電光掲示板に、手術の経緯が表示される。それを、何度も何度も、確かめるだけの4時間半。なぜか知らないが、頭がズキンズキンと痛くなってくる。こういうのをストレスというのか!?常日頃、妖精になりたいなんてホザイているオッサンは、還暦過ぎの生身の人間である。モロい。

電光掲示板

2024年1月29日13時前に、手術終了の通知が電光掲示板に。しばらくすると執刀をしていただいた先生が降りてこられて個室へ案内される。どうでした!?と聞くと「子宮と腸の癒着に手こずりましたが、腫瘍自体は、悪さをしていませんでした。念の為、病理検査には出しますが、今後、抗がん治療をする必要はないと思われます。」と。

ぁああああああああ…カミ様!!神様!!仏様!!ご先祖様!!みんなに感謝である!!

執刀していただいた先生に深々と頭を下げて、手術直後のカミさんに会いにいく。多くの管につながったカミさんが、うっすらの目を開けて「アッという間に終わってた」と感想を述べてくれた。こちとら、4時間半も頭痛と戦っていたとは言わずに、良かった良かったと、病室を後にした。その頃には、頭が痛いのも忘れていた。

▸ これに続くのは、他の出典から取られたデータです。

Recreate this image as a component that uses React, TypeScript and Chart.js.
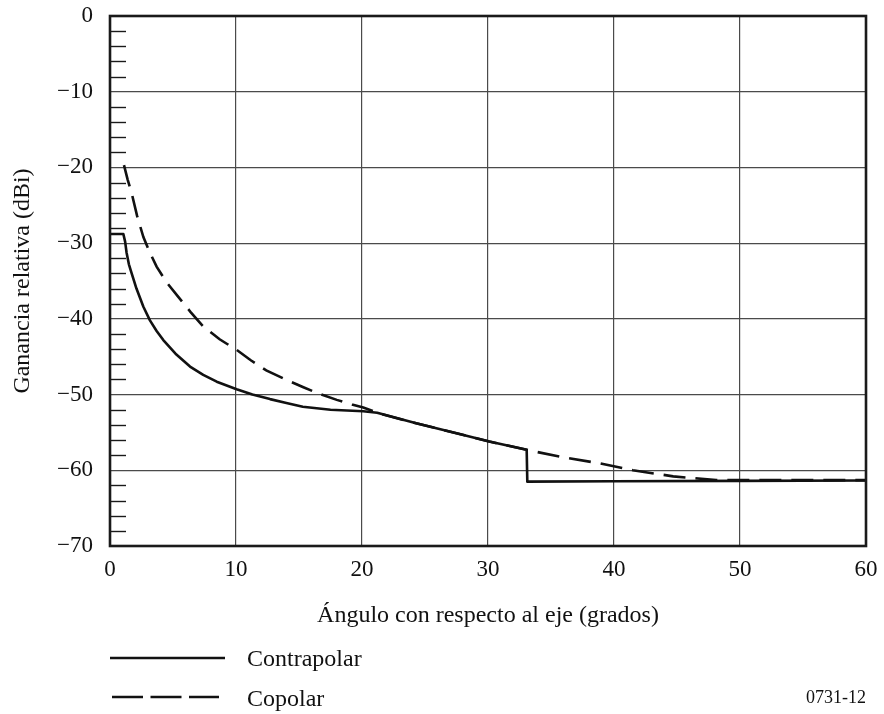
import React, { useEffect, useRef } from "react";
import { Chart, registerables } from "chart.js";

Chart.register(...registerables);

// Off-axis angle (degrees) and relative gain (dBi) for each pattern
const contrapolarAngle = [0, 1.06, 1.2, 1.32, 1.5, 1.72, 2.1, 2.65, 3.17, 3.7, 4.23, 5.2, 6.35, 7.4, 8.47, 10.05, 11.3, 12.7, 14.0, 15.3, 17.5, 20.1, 21.2, 24.3, 27.5, 30.1, 33.07, 33.12, 40, 50, 60];
const contrapolarGain = [-28.8, -28.8, -29.8, -31.3, -32.8, -34.0, -36.0, -38.4, -40.2, -41.6, -42.8, -44.6, -46.3, -47.4, -48.3, -49.3, -50.0, -50.6, -51.1, -51.6, -52.0, -52.2, -52.4, -53.8, -55.1, -56.2, -57.3, -61.5, -61.45, -61.4, -61.35];

const copolarAngle = [1.11, 1.4, 1.72, 2.15, 2.65, 3.15, 3.7, 4.5, 5.42, 6.4, 7.4, 8.7, 10.05, 11.2, 12.4, 13.8, 15.3, 16.6, 18.0, 19.2, 20.1, 21.2, 24.3, 27.5, 30.1, 33.07, 35.7, 38.9, 41.5, 44.7, 48.1, 52, 56, 60];
const copolarGain = [-19.7, -21.6, -23.4, -26.4, -29.2, -31.2, -33.1, -35.2, -37.1, -39.1, -41.0, -42.7, -44.1, -45.5, -46.8, -47.9, -49.0, -49.9, -50.7, -51.3, -51.7, -52.4, -53.8, -55.1, -56.2, -57.3, -58.2, -59.1, -60.0, -60.8, -61.3, -61.3, -61.3, -61.3];

const angleTicks = [0, 10, 20, 30, 40, 50, 60];
const gainTicks = [0, -10, -20, -30, -40, -50, -60, -70];
const minorGainTicks = [-2, -4, -6, -8, -12, -14, -16, -18, -22, -24, -26, -28, -32, -34, -36, -38, -42, -44, -46, -48, -52, -54, -56, -58, -62, -64, -66, -68];

const seriesNames = ["Contrapolar", "Copolar"];

const SERIF = "'Liberation Serif', 'Times New Roman', serif";

const framePlugin = {
  id: "frameAndMinorTicks",
  afterDraw(chart: any) {
    const { ctx, chartArea: a, scales } = chart;
    ctx.save();
    ctx.strokeStyle = "#1a1a1a";
    ctx.lineWidth = 1.4;
    minorGainTicks.forEach((v) => {
      const y = Math.round(scales.y.getPixelForValue(v)) + 0.5;
      ctx.beginPath();
      ctx.moveTo(a.left, y);
      ctx.lineTo(a.left + 16, y);
      ctx.stroke();
    });
    ctx.lineWidth = 2.6;
    ctx.strokeRect(a.left, a.top, a.right - a.left, a.bottom - a.top);
    ctx.restore();
  },
};

function GainChart() {
  const canvasRef = useRef<HTMLCanvasElement | null>(null);

  useEffect(() => {
    const canvas = canvasRef.current;
    if (!canvas) return;
    const chart = new Chart(canvas, {
      type: "scatter",
      data: {
        datasets: [
          {
            label: seriesNames[0],
            data: contrapolarAngle.map((x, i) => ({ x, y: contrapolarGain[i] })),
            showLine: true,
            borderColor: "#111",
            borderWidth: 2.6,
            borderJoinStyle: "round",
            pointRadius: 0,
            tension: 0,
            fill: false,
          },
          {
            label: seriesNames[1],
            data: copolarAngle.map((x, i) => ({ x, y: copolarGain[i] })),
            showLine: true,
            borderColor: "#111",
            borderWidth: 2.6,
            borderDash: [22, 10],
            pointRadius: 0,
            tension: 0,
            fill: false,
          },
        ],
      },
      options: {
        responsive: false,
        animation: false,
        devicePixelRatio: 1,
        layout: { padding: { left: 0, right: 18, top: 16, bottom: 128 } },
        plugins: { legend: { display: false }, tooltip: { enabled: false } },
        scales: {
          x: {
            type: "linear",
            min: 0,
            max: 60,
            afterFit: (s: any) => {
              s.height = 40;
              s.paddingLeft = 0;
              s.paddingRight = 0;
            },
            afterBuildTicks: (s: any) => {
              s.ticks = angleTicks.map((v) => ({ value: v }));
            },
            border: { display: false },
            grid: { color: "#4a4a4a", lineWidth: 1.2, drawTicks: false },
            ticks: {
              padding: 10,
              color: "#111",
              font: { family: SERIF, size: 23 },
              callback: (v: any) => String(v),
            },
          },
          y: {
            type: "linear",
            min: -70,
            max: 0,
            afterFit: (s: any) => {
              s.width = 110;
              s.paddingTop = 0;
              s.paddingBottom = 0;
            },
            afterBuildTicks: (s: any) => {
              s.ticks = gainTicks.map((v) => ({ value: v }));
            },
            border: { display: false },
            grid: { color: "#4a4a4a", lineWidth: 1.2, drawTicks: false },
            ticks: {
              padding: 17,
              color: "#111",
              font: { family: SERIF, size: 23 },
              callback: (v: any) => (v === 0 ? "0" : "\u2212" + Math.abs(v)),
            },
            title: {
              display: true,
              text: "Ganancia relativa (dBi)",
              color: "#111",
              font: { family: SERIF, size: 24 },
              padding: { top: 8, bottom: 0 },
            },
          },
        },
      },
      plugins: [framePlugin],
    });
    return () => chart.destroy();
  }, []);

  return <canvas ref={canvasRef} width={884} height={714} style={{ display: "block" }} />;
}

const textStyle: React.CSSProperties = {
  position: "absolute",
  fontFamily: SERIF,
  color: "#111",
  whiteSpace: "nowrap",
  lineHeight: 1,
};

export default function App() {
  return (
    <div style={{ position: "fixed", left: 0, top: 0, width: 884, height: 714, background: "#fff" }}>
      <GainChart />
      <div style={{ ...textStyle, left: 0, width: 976, top: 602, fontSize: 24, textAlign: "center" }}>
        Ángulo con respecto al eje (grados)
      </div>
      <svg style={{ position: "absolute", left: 0, top: 0 }} width={884} height={714}>
        <line x1={110} y1={658} x2={225} y2={658} stroke="#111" strokeWidth={2.6} />
        <line x1={112} y1={697} x2={219} y2={697} stroke="#111" strokeWidth={2.6} strokeDasharray="31 7.5" />
      </svg>
      <div style={{ ...textStyle, left: 247, top: 646, fontSize: 24 }}>{seriesNames[0]}</div>
      <div style={{ ...textStyle, left: 247, top: 686, fontSize: 24 }}>{seriesNames[1]}</div>
      <div style={{ ...textStyle, right: 18, top: 688, fontSize: 18 }}>0731-12</div>
    </div>
  );
}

術後のカミさんの写真を添えて娘たちにLINE “ いま手術終了! 4時間半、お疲れ様!”

たったの1週間で退院…

2024年2月5日10時に退院。病院へお迎えに行く。カミさんのお世話をしてくれたインターンの看護師さんにお礼。香川出身のハタチ。娘たちより若いのに、シッカリしている。今日は、いっぱい頭を下げる。心より下げる。

何が食べたい!?とカミさんに聞くと、大丸の地下のパスタだと言うではないか!?それも、クリーム系の濃いやつ。どうやら元気だ。もう心配はないな…。

退院1週間後には、お義母さんの訃報…

2024年2月11日14時頃、カミさんのお義母さんの訃報が届く。覚悟をしていたとは言え、これまた唐突に。それも、退院してまた1週間しか経たない時に。しかし、これが手術と入院と重なっていたら、葬儀へ出ることも叶わなかった。いろいろと有難い。

結婚34年目、還暦過ぎの夫婦には、いろんな出来事が唐突に起こるようになる。何が起こっても、もう驚かないようにはできているのだが…いろいろと起こってみて、改めて、確信したことがある。

どう生きても、生きることや、死ぬことは、解決できない。
どうやっても予測できないし、絶対に、やってもくる。
結局、みんな途中で死んでいくということである。

いつ死んでもいいと言いながら、なかなか死ねないって凄いことなのである。
死にたくないと言っても、いつか唐突にやってくることにも意味がある。
 
大事なのは、この混沌に耐えてこそである。
混沌としたまま放置できる耐久力に、知性は宿るのだと思う。

“いのちとは、残された時間のこと”ではなくて…
“いのちとは、死ねないことに抗う時間”である。
“いのちとは、死に向き合いざわつく時間”のことである。